When I entered the health insurance arena in the early 1990s, I was bewildered by this new thing called the internet, and I saw two big issues in the group health insurance market: unsustainable costs and a lack of solutions to solve them.
Twenty-two years later, I think I’ve figured the internet thing out (sort of), but I still see the same issues plaguing group health insurance. Costs have continued to rise at a rate two to three times that of traditional inflation. Lots of employers feel ultimately helpless when it comes to identifying and implementing effective, sustainable ways to address the issue.
But there’s good news to report: A solution has emerged, and it’s called a group health captive.
Captive insurance: share the risk—and the wealth
A captive enables a group of entities to join together and form their own insurance pool. That means members share risk, and in doing so they create greater purchasing power, cost consistency, and long-term risk management. And, perhaps most important, a captive allows its members to essentially “own” their insurance. So instead of paying premiums to an insurance company (which in turn becomes profit for said insurance company), the group contributes to a shared dividend pool. That money is then rewarded back to members when there’s good performance. All the while the overall captive is still protected against large claims by an overlying insurance policy.
Another great feature of captive insurance is that it’s flexible enough to be used by all sorts of employers. If you’re feeling the pain of unsustainable health insurance costs, you probably fall into one of the following two groups.

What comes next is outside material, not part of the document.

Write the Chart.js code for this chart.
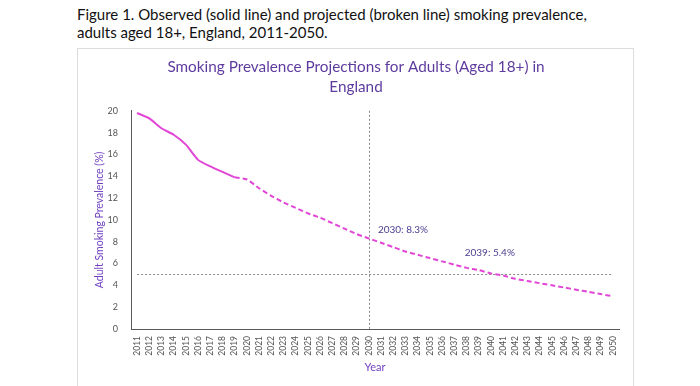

More important, you likely can be helped by the captive insurance solution.
- Self-funded but not self-confident
Often larger in size, these employers operate their own health plans. At least in theory, self-funded plans are less expensive than the fully insured route (described below) because an added layer of cost is removed. But this in turn can leave employers more vulnerable to the unpredictability in claims. Yes, there is stop loss insurance, which can offer protection against catastrophic losses. But that can bring its own share of problems, especially when you consider that stop loss can cost up to 30% of an overall health insurance budget. Employers may typically see that the premiums they pay year after year for stop loss insurance far outweigh the actual large claim activity it’s designed to protect them against.
- Stuck in the moment: the fully insured
Employers in the fully insured world pay a premium, fixed for a year, to an insurance carrier. The carrier bases the premium rate on the number of employees enrolled in a plan each month. But here’s the problem: Fully insured entities often take this approach not necessarily because they want to, but because they feel essentially stuck—either because of their smaller size, concerns over volatility in self-funding, or because their industry doesn’t allow self-funding insurance plans.
More specifically, these employers may not be able to access their data and thus don’t have the tools to create meaningful risk management strategies to impact plan performance. But note that even if they did have such access and employed strategies with good results, it wouldn’t necessarily have a long-term positive impact on their cost outlook. On top of that, with the implementation of the Affordable Care Act, these organizations have now seen even greater limitations on what they can do, along with additional fees and taxes associated with managing their plans.
The moral here?
If you’re an employer interested in controlling more of your own destiny and breaking from established patterns that ultimately don’t serve you well, captive insurance could be the answer. Much like the internet was to me many years ago, the captive solution is new and different. But it also has the potential to become a valuable option, one we can scarcely imagine functioning without. Just like the internet.